The beauty of simulation is that we can mimic real situations. Using specific planning and stocking parameter values, simulation allows us to easily examine inventory operation performances, e.g. stock-outs and frequencies, inventory amounts and carryovers, etc. The results from simulation provide a clear picture as to a best choice of planning and stocking parameters. In our simulation program, we have the following inputs for each product.

1. Product demand pattern. From order history, we construct a discrete histogram that represents the demand distribution. In addition, we calculate the order inter-arrival time. These two pieces of information uniquely defined the product demand pattern. Each product or product group has a unique demand pattern. Since historical information may not be repeated in the future, we can easily change the histogram and inter-arrival time to accommodate any anticipated changes of demand in the marketplace.

2. Production/order lead-time. Lead-time is unique to the product item as well as to the work center that makes it. Our program allows us to simulate inventory situations using different lead-times. This enables us to examine lead-time's impact to the inventory performances and to the production capacity.

3. Safety stock/reorder point. This is an important parameter to decide. If we set the reorder point level high, the inventory level will be high and the amount of inventories to carry will be high, too. This also corresponds to the production resources that are tied up for this particular product. Since the work center has only limited capacity, building a high inventory for one product means "robbing" scarce resources that may be needed more urgently by other products. This is an important balance act  between building up inventory of one particular item vs. building up all products  to meet the needs of all customers.

4. Reorder/production quantity. The trade-off for this parameter is as follows. If we set this quantity high, e.g., huge lot size, the need to reorder/produce will be reduced. This is because a large order will suffice for a long period of time until its depletion. On the other hand, if the reorder quantity is small, this will dictate more frequent reorders. A higher reorder frequency will translate to higher set-up costs, smaller production lots, more movements, paper work, etc. This again calls for a delicate balance between a large order vs. a small order. Each carries benefits and disadvantages.

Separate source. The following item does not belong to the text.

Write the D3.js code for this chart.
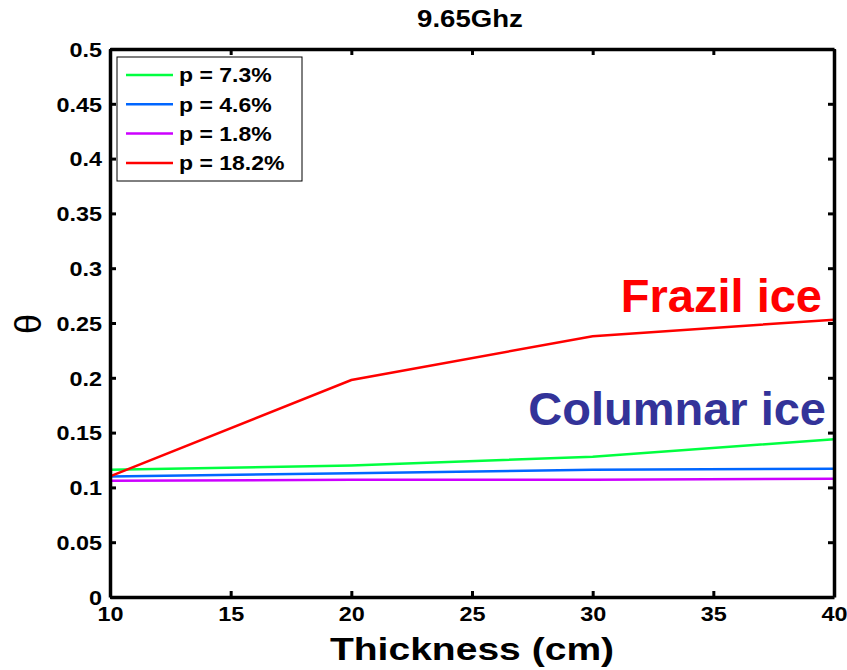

To run our program, we need first to quantify all the four items above for each scenario. After running a few scenarios, the best replenishment policy will quickly emerge. To alleviate any concerns of the robustness of the results due to the random variations inherent in simulation, each scenario is run 50 times representing 50 years, each year using 300 working days. In our spreadsheet program, each run for a fixed scenario for 50 repetitions/years takes only a few seconds. Running the program for all major products took only a few hours.

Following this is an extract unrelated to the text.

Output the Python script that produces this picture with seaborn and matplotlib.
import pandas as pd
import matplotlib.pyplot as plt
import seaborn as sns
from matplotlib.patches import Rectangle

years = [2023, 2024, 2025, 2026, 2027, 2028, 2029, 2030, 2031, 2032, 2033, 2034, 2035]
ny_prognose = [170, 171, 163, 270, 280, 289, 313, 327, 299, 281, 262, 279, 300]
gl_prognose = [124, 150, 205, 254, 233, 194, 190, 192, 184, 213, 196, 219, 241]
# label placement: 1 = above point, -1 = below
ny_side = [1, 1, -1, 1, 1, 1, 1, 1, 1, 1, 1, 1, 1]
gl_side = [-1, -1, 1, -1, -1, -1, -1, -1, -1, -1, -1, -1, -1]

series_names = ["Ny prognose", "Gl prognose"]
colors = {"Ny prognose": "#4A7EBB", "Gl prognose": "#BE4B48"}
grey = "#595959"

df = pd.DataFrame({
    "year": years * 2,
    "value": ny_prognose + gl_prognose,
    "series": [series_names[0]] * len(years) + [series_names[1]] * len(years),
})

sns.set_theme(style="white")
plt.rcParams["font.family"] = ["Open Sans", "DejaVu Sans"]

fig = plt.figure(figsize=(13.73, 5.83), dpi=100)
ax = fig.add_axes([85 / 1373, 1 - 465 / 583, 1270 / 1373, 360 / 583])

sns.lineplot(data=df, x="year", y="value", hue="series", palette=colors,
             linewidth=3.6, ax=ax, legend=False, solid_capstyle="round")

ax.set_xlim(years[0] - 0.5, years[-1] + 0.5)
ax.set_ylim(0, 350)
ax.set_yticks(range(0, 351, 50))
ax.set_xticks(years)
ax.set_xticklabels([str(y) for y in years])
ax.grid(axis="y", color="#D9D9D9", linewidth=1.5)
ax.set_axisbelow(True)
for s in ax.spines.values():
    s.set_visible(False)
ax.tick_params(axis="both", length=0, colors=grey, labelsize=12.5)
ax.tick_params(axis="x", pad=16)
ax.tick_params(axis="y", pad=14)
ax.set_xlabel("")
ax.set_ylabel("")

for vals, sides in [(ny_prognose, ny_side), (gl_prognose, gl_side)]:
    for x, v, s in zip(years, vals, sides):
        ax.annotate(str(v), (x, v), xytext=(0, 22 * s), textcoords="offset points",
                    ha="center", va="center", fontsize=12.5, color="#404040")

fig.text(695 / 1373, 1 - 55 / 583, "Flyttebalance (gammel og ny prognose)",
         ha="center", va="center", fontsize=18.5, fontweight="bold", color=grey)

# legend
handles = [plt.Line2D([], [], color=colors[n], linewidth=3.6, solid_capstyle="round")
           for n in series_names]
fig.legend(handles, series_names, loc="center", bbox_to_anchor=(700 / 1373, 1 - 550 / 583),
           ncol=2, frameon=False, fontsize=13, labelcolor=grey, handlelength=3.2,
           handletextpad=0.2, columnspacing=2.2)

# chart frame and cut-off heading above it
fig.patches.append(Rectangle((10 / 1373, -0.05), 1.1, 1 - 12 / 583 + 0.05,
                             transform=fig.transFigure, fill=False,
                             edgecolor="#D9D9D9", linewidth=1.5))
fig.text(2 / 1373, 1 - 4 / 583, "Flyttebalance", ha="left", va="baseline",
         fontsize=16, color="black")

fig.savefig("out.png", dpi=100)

The program is very versatile, because demand patterns and planning and stocking parameters (items 1-4 mentioned earlier) can easily be changed in simulation. Given the capacity of the work center, the best replenishment policy for each product/product group can thus be obtained. This program takes guesswork out of the determination of the best inventory policy. It analyzes objectively the various replenishment scenarios and provides the user with the best choice. To schedule the production of planned orders derived from the above methodology, we map out the production sequence using a specialized scheduling program with critical chain capability. We apply the Theory of Constraints (TOC) methodology to our production scheduling operation. The practice goes hand-in-hand with the replenishment operation discussed above.

This experience clearly reveals to me that: 1. OR/MS professionals can contribute greatly to enhance the inherent shortcomings of current MRP/ERP systems, and 2. to truly optimize an operation, great amount of efforts are needed to revamp the MRPII/ERP systems where OR/MS professional must play a central role. Until that day, we should examine carefully the validity of all current MRPII/ERP outputs.